Task statement
All of the data needs to be repeated exactly.

Supplied data
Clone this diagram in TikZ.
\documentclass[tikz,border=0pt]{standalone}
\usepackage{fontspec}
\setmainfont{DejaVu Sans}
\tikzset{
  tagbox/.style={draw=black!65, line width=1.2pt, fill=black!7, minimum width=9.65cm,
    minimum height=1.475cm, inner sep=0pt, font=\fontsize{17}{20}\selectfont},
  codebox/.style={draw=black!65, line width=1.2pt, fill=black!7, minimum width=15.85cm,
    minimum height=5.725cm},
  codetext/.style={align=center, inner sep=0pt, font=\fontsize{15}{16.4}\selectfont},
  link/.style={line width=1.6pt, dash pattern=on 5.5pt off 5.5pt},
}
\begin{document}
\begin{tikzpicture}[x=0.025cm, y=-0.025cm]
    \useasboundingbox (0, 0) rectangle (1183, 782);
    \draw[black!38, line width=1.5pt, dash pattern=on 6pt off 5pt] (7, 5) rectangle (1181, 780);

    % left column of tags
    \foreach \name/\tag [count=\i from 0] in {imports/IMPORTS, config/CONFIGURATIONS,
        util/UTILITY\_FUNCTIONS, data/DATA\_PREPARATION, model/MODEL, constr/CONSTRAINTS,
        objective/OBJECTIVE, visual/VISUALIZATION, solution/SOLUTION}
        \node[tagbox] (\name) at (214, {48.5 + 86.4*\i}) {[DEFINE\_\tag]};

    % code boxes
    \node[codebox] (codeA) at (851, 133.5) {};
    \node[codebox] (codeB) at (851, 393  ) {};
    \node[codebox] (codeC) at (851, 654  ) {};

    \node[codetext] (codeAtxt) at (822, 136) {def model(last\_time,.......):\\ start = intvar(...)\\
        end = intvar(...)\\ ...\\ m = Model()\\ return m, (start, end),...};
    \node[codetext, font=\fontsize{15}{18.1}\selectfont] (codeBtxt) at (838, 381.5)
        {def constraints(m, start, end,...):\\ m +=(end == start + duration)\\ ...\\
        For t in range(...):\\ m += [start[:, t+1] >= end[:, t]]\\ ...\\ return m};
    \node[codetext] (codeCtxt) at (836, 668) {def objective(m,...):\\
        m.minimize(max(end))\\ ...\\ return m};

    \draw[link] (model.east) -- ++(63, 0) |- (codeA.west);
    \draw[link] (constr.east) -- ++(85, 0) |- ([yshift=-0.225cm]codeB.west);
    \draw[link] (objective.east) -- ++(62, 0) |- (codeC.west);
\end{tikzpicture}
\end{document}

Solved exercise
Clone this diagram in TikZ.
\documentclass[tikz,border=0pt]{standalone}
\usepackage{fontspec}
\setmainfont{DejaVu Sans}
\tikzset{
  tagbox/.style={draw=black!65, line width=1.2pt, fill=black!7, minimum width=9.65cm,
    minimum height=1.475cm, inner sep=0pt, font=\fontsize{17}{20}\selectfont},
  codebox/.style={draw=black!65, line width=1.2pt, fill=black!7, minimum width=15.85cm,
    minimum height=5.725cm},
  codetext/.style={align=center, inner sep=0pt, font=\fontsize{15}{16.4}\selectfont},
  link/.style={line width=1.6pt, dash pattern=on 5.5pt off 5.5pt},
}
\begin{document}
\begin{tikzpicture}[x=0.025cm, y=-0.025cm]
    \useasboundingbox (0, 0) rectangle (1183, 782);
    \draw[black!38, line width=1.5pt, dash pattern=on 6pt off 5pt] (7, 5) rectangle (1181, 780);

    % left column of tags
    \foreach \name/\tag [count=\i from 0] in {imports/IMPORTS, config/CONFIGURATIONS,
        util/UTILITY\_FUNCTIONS, data/DATA\_PREPARATION, model/MODEL, constr/CONSTRAINTS,
        objective/OBJECTIVE, visual/VISUALIZATION, solution/SOLUTION}
        \node[tagbox] (\name) at (214, {48.5 + 86.4*\i}) {[DEFINE\_\tag]};

    % code boxes
    \node[codebox] (codeA) at (851, 133.5) {};
    \node[codebox] (codeB) at (851, 393  ) {};
    \node[codebox] (codeC) at (851, 654  ) {};

    \node[codetext] (codeAtxt) at (822, 136) {def model(last\_time,.......):\\ start = intvar(...)\\
        end = intvar(...)\\ ...\\ m = Model()\\ return m, (start, end),...};
    \node[codetext, font=\fontsize{15}{18.1}\selectfont] (codeBtxt) at (838, 381.5)
        {def constraints(m, start, end,...):\\ m +=(end == start + duration)\\ ...\\
        For t in range(...):\\ m += [start[:, t+1] >= end[:, t]]\\ ...\\ return m};
    \node[codetext] (codeCtxt) at (836, 668) {def objective(m,...):\\
        m.minimize(max(end))\\ ...\\ return m};

    \draw[link] (model.east) -- ++(63, 0) |- (codeA.west);
    \draw[link] (constr.east) -- ++(85, 0) |- ([yshift=-0.225cm]codeB.west);
    \draw[link] (objective.east) -- ++(62, 0) |- (codeC.west);
\end{tikzpicture}
\end{document}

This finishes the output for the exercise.